About EMDR

EMDR (stands for: Eye Movement Desensitization and Reprocessing) works by not only addressing the immediate cause of distress, but also by accessing those “channel memories” fueling and intensifying the immediate cause. It allows one to “clean out” these channels and then to essentially neutralize the target trauma. The end result is that the target trauma will cease to illicit feelings of anxiety and anything we experience that reminds us of the trauma will cease to trigger anxiety, as well.

How EMDR works

EMDR is based on an Adaptive Information Processing Model, which essentially just means reordering memories and information in our minds in a way that is healthy for us and allows us to become “unstuck” mentally and emotionally. The therapy uses dual processing—both mental and emotional processing—by combining various elements of more traditional “talk” therapies with methods of activating regions of the brain controlling both logical and emotional processing at once. This is important because when trauma occurs, our thinking brains are essentially temporarily muted (our minds may feel like that have gone blank) so that the sympathetic nervous system (via fight or flight hormones) can take over and do their job to try to protect us quickly. We experience fear and anxiety, but not a lot of actual thinking takes place. What that means is that since the traumas are experienced primarily through our emotions and in our bodies, the memories of trauma are actually primarily stored there, too, rather than in our thinking brains. So it is difficult to get to the trauma through the thinking brain, as we might do in more traditional kinds of “talk therapies,” because it really doesn’t live there.

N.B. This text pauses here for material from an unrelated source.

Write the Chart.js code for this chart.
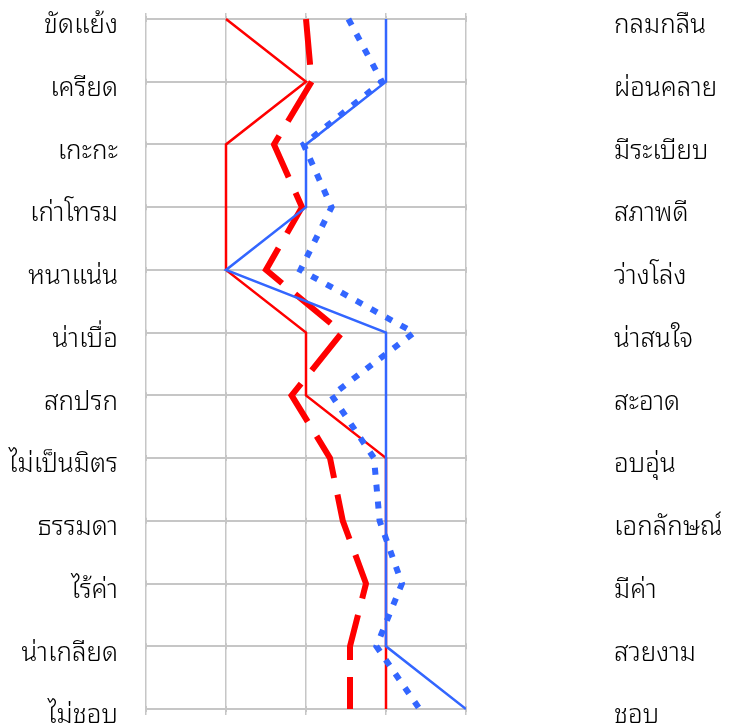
<!DOCTYPE html>
<html>
<head>
<meta charset="utf-8">
<script src="https://cdn.jsdelivr.net/npm/chart.js@4/dist/chart.umd.min.js"></script>
<style>
  html, body { margin: 0; padding: 0; background: #fff; }
  #wrap { width: 738px; height: 728px; position: relative; }
</style>
</head>
<body>
<div id="wrap"><canvas id="profileChart"></canvas></div>
<script>
// ─── Semantic differential pairs ──────────────────────────
const leftLabels = ['ขัดแย้ง','เครียด','เกะกะ','เก่าโทรม','หนาแน่น','น่าเบื่อ','สกปรก','ไม่เป็นมิตร','ธรรมดา','ไร้ค่า','น่าเกลียด','ไม่ชอบ'];
const rightLabels = ['กลมกลืน','ผ่อนคลาย','มีระเบียบ','สภาพดี','ว่างโล่ง','น่าสนใจ','สะอาด','อบอุ่น','เอกลักษณ์','มีค่า','สวยงาม','ชอบ'];

// ─── Scale range ──────────────────────────────────────────
const scaleMin = 1;
const scaleMax = 5;

// ─── Mean scores ──────────────────────────────────────────
const redSolid   = [2, 3, 2, 2, 2, 3, 3, 4, 4, 4, 4, 4];
const redDashed  = [3.0, 3.07, 2.6, 2.95, 2.5, 3.45, 2.82, 3.3, 3.46, 3.75, 3.55, 3.55];
const blueSolid  = [4, 4, 3, 3, 2, 4, 4, 4, 4, 4, 4, 5];
const blueDotted = [3.53, 3.95, 2.97, 3.32, 2.93, 4.35, 3.32, 3.85, 3.92, 4.2, 3.88, 4.42];

const RED = '#ff0000';
const BLUE = '#3366ff';
const GRID = '#c6c6c6';
const FONT = "'Noto Sans Thai Looped', 'Noto Sans Thai', sans-serif";
const labelFont = { family: FONT, size: 26, weight: 300 };

// small marks where the grid lines cross
const crossMarks = {
  id: 'crossMarks',
  beforeDatasetsDraw(chart) {
    const { ctx, scales: { x, y } } = chart;
    ctx.save();
    ctx.strokeStyle = GRID;
    ctx.lineWidth = 2;
    y.ticks.forEach((t, i) => {
      const py = y.getPixelForTick(i);
      x.ticks.forEach(xt => {
        const px = x.getPixelForValue(xt.value);
        ctx.beginPath();
        ctx.moveTo(px, py - 3);
        ctx.lineTo(px, py + 3);
        ctx.stroke();
      });
    });
    ctx.restore();
  }
};

// keep the label padding from pushing the plot area inwards
function fixSide(width) {
  return s => {
    s.width = width;
    s.paddingTop = 0;
    s.paddingBottom = 0;
  };
}

const ctx = document.getElementById('profileChart');
const chart = new Chart(ctx, {
  type: 'line',
  data: {
    labels: leftLabels,
    datasets: [
      { data: redSolid, borderColor: RED, borderWidth: 2.5, order: 4 },
      { data: redDashed, borderColor: RED, borderWidth: 6, borderDash: [46, 17], order: 3 },
      { data: blueSolid, borderColor: BLUE, borderWidth: 2.5, order: 2 },
      { data: blueDotted, borderColor: BLUE, borderWidth: 6, borderDash: [7, 10], order: 1 },
    ],
  },
  options: {
    indexAxis: 'y',
    responsive: true,
    maintainAspectRatio: false,
    animation: false,
    layout: { padding: 0 },
    elements: {
      line: { tension: 0, fill: false, borderCapStyle: 'butt', borderJoinStyle: 'miter' },
      point: { radius: 0, hoverRadius: 0 },
    },
    plugins: {
      legend: { display: false },
      tooltip: { enabled: false },
    },
    scales: {
      x: {
        type: 'linear', position: 'bottom', min: scaleMin, max: scaleMax,
        ticks: { stepSize: 1, display: false },
        grid: { color: GRID, lineWidth: 1.5, tickLength: 6 },
        border: { display: false },
        afterFit: s => { s.height = 19; },
      },
      x2: {
        type: 'linear', position: 'top', min: scaleMin, max: scaleMax,
        ticks: { stepSize: 1, display: false },
        grid: { color: GRID, lineWidth: 1.5, tickLength: 6, drawOnChartArea: false },
        border: { display: false },
        afterFit: s => { s.height = 19; },
      },
      y: {
        type: 'category', position: 'left', offset: false,
        ticks: { color: '#000', padding: 28, labelOffset: 7, font: labelFont },
        grid: { color: GRID, lineWidth: 2, drawTicks: false },
        border: { display: false },
        afterFit: fixSide(146),
      },
      y2: {
        type: 'category', position: 'right', offset: false, labels: rightLabels,
        ticks: { color: '#000', padding: 140, labelOffset: 7, font: labelFont },
        grid: { display: false },
        border: { display: false },
        afterFit: fixSide(272),
      },
    },
  },
  plugins: [crossMarks],
});
</script>
</body>
</html>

That’s where the dual processing, using bilateral stimulation element comes in. It is believed that since the right side of the body is hardwired to the left side of the brain, and vice versa, if we stimulate alternate sides of the body while focusing on traumatic memories, we can bring about both logical and emotional/symbolic processing at the same time and get to the trauma where it lives.

When the therapy was first developed, eye movements back and forth were used to replicate the stage of sleep—Rapid Eye Movement or REM—during which memory consolidation is thought to take place. As the therapy continued to be explored and developed, tactile and auditory stimulation were found to be similarly effective. So while the therapy has kept its original name: Eye Movement Desensitization and Reprocessing, we actually use a variety of types of bilateral stimulation to bring about bilateral processing. We use back and forth eye-movements, use of tappers held in each hand that vibrate gently back and forth, the use of alternating tones through headphones, or sometimes combinations of these.